I think that Pete Abrams has too much going on with the various untied-up storylines right now. We’ve got the “Truth About Oasis REVEALED!” plot, the Aylee plot, the Dr. Shlock plot, the Torg and Zoe plot, plus the random bits he throws in whenever he feels like it (Torg Potter can end now). PLUS he keeps interrupting the story for long tangents which completely interrupts the flow (I couldn’t remember what was going on with Gwynn the last couple of weeks because it’s been months since we’ve seen her.) He needs to do one thing at a time rather than do these huge sprawling decades-long plotlines. It really didn’t help when he admitted that last week’s strips were supposed to take place after this week’s.
I haven’t given up on it yet, but I’m rapidly losing patience. I may just give up entirely next time he does ANOTHER pointless Torg Potter. We get it Pete. You like the movies. So do lots of people. Finish the damn plots you have going already.
I really enjoyed the first few years of Schlock Mercenary, but lately I’ve found that the story is dragging just a little bit.
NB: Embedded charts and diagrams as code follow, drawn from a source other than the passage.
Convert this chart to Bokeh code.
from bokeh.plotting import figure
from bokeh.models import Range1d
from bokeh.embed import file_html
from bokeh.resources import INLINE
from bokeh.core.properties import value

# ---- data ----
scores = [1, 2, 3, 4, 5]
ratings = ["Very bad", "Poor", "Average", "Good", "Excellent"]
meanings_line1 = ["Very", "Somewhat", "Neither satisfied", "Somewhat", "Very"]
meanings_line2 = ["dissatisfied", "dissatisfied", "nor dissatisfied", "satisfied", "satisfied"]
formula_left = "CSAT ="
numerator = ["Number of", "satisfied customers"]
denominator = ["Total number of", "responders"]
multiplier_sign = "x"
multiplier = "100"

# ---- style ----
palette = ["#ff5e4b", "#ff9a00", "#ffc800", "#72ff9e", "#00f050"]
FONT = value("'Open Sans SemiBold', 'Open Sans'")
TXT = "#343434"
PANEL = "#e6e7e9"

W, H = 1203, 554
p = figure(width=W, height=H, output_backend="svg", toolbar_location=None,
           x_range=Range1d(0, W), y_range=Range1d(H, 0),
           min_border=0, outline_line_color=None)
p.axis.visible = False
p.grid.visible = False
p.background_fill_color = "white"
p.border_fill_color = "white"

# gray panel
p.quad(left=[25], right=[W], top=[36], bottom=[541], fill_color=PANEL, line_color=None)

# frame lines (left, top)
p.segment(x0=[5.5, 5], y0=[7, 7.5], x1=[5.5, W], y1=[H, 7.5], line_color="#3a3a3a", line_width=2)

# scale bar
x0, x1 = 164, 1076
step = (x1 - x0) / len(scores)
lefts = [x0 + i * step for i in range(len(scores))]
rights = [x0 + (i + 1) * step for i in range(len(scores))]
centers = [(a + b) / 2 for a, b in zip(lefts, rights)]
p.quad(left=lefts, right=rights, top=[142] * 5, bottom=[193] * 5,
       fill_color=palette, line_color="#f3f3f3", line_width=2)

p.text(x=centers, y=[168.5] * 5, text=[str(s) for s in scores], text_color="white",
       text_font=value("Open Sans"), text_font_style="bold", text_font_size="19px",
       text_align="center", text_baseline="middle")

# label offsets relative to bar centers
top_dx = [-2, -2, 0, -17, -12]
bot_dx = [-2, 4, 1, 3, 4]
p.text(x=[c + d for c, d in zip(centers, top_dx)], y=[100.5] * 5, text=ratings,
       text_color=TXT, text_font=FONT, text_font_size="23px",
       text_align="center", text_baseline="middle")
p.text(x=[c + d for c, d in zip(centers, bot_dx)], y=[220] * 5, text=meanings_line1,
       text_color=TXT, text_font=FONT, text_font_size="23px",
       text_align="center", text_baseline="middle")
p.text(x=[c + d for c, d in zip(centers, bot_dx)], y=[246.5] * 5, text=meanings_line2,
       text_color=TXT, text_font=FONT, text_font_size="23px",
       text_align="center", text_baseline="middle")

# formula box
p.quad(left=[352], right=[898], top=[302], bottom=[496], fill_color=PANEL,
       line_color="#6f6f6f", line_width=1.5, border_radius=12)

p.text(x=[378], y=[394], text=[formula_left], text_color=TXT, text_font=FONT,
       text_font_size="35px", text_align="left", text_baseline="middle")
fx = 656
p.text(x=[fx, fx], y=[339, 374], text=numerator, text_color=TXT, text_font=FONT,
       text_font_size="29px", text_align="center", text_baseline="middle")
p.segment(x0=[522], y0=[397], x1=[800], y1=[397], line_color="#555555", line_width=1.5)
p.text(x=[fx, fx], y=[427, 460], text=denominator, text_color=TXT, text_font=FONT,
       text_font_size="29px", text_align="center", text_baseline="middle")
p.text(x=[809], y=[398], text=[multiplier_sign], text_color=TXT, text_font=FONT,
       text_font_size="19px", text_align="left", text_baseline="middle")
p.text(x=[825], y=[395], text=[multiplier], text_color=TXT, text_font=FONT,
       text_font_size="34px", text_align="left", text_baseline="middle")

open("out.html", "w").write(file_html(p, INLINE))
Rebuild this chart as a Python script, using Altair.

Howard’s a decent writer, and he created a strong set of characters, but in the last year or so it feels as if the funny character traits have taken the center stage, and we’ve been bouncing through the same set of stories over and over. “Petey is plotting something! We need to rip someone off! Our crew is snarky and sociopathic!”
It may just be me, but the last six to seven months have really seemed to been strained.